By Larry Persily
The Wrangell Sentinal
The 58-year-old Matanuska, the oldest working vessel in the state ferry fleet, has had troubles operating the past two months.
The Alaska Marine Highway System took the ship out of service to fix a mechanical problem, canceling port calls Saturday through Thursday last week. The ferry resumed its weekly run out of Bellingham, Washington, on April 2.
The delay was too long for Courtney Ellingson, Skagway City School’s third grade teacher, stranded in Haines. She caught a ride on a helicopter that happened to be headed to Skagway.
Juliene Price Miles’ family was detained in Juneau after she gave birth to their second child. Miles, her husband and their three-year-old son, were crammed into a hotel room, waiting to get their car and their new addition (a girl) back home to Skagway.
“Being stuck was stressful during a time that is already stressful, “ Miles said.
“Five years ago, that (broken ferry) would have been no big deal because there were three to four ferries a week in the winter.”
“The ship’s engineers identified a broken crab nut on the vessel’s starboard engine,” state Transportation Department spokesman Sam Dapcevich said regarding the Matanuska. “A replacement crab nut was sent to Bellingham off the Hubbard, which has similar engines. A factory technician installed the new part and the starboard engine is now operating as required.” The Hubbard is not in service, awaiting modifications.
“As the engines are still under warranty, the technicians decided to inspect all the power-pack units … on both port and starboard engines,” Dapcevich said. “They discovered two defective power-pack cylinder units on the port engine. Replacement power-pack cylinder units were shipped from Louisiana,” he said.
A month earlier, the 408-foot-long Matanuska was out of service in February with problems in its port-side reduction gear box, which prevented the propeller from going in reverse.
The ship was also pulled out of service mid-March, prompting the municipality of Skagway to charter an Allen Marine catamaran at $900 an hour to move stranded travelers in and out of Haines and Skagway at the head of Lynn Canal to Juneau on March 16.
The Matanuska was out of service for almost the entire first half of 2020 for extensive repairs to its reduction-gear system, leaving Southeast communities with no ferry runs for almost two months until another ship could be pulled into service.
It was a troubled return to service for the ship after an almost two-year stint in the Vigor shipyard in Ketchikan 2018-2019 for new engines and other extensive work.
“We spent slightly north of $40 million (in federal dollars) on that ship,” John Falvey, Alaska Marine Highway System general manager, told the Senate Transportation Committee on Feb. 23.

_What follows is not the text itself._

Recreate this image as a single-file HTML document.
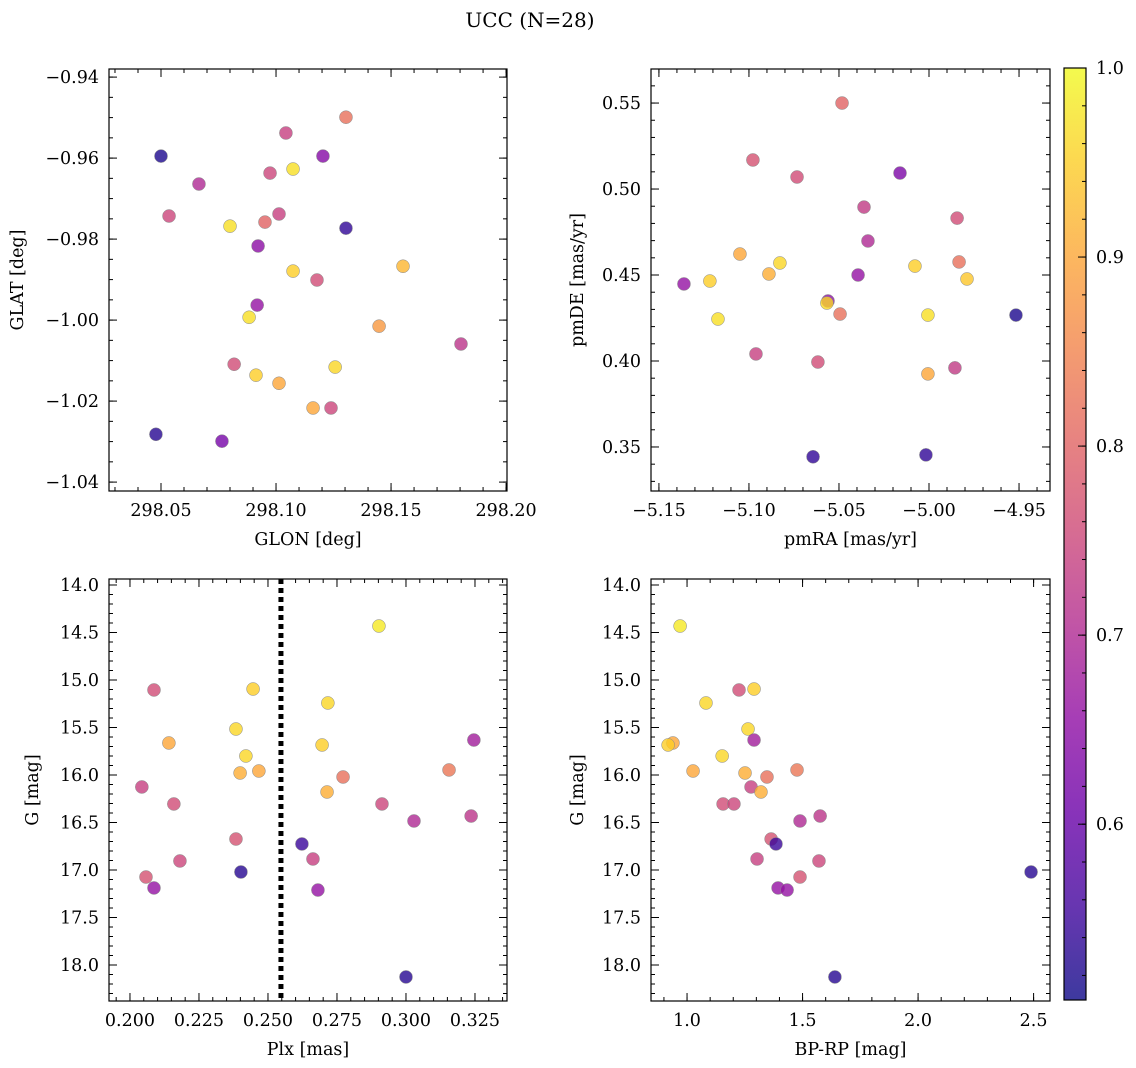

The ship’s sister ship, the Malaspina, has been held out of service since late 2019, tied up in Ward Cove in Ketchikan to save money and due to a lack of funds for repairs. It needs at least $16 million in steel replacement work, Falvey told the Senate committee. Its engines are the originals from 1963, and could cost $30 million to replace, he said.
“That’s a lot of money for a ship that is 58 years old,” Falvey said.
The state plans to sell or otherwise get rid of the Malaspina.
Sinking the ferry as an artificial reef may make more financial sense than repairing it, Transportation Department Deputy Commissioner Rob Carpenter told legislators last week.
The Columbia, the largest ship in the fleet and “only” 48 years old, is out of service and in need of repairs, too, though not as expensive as the Malaspina.
The Columbia is in Ketchikan for a money-saving layup pending an overhaul. It will get some new steel and is in the design phase to replace its variable-pitch propellers, Falvey told the Senate committee. He expects the work will be done this fall and winter.
Looking longer term, the ferry system will need a mainline vessel to replace the Columbia and Matanuska, at an estimated construction cost of $300 million, the Transportation Department told the House Transportation Committee on March 18.
The disabled Matanuska was a familiar scenario for Reba Hylton, a Skagway resident who was marooned in Juneau, with her 8-year-old son, after a spring break trek to Southcentral Alaska.
“It’s one of the prices we pay to live here. Other places have high crime rates, dirty water, smog, traffic. We have canceled ferries. It’s just part of life here,” she said.
Melinda Munson contributed to this story.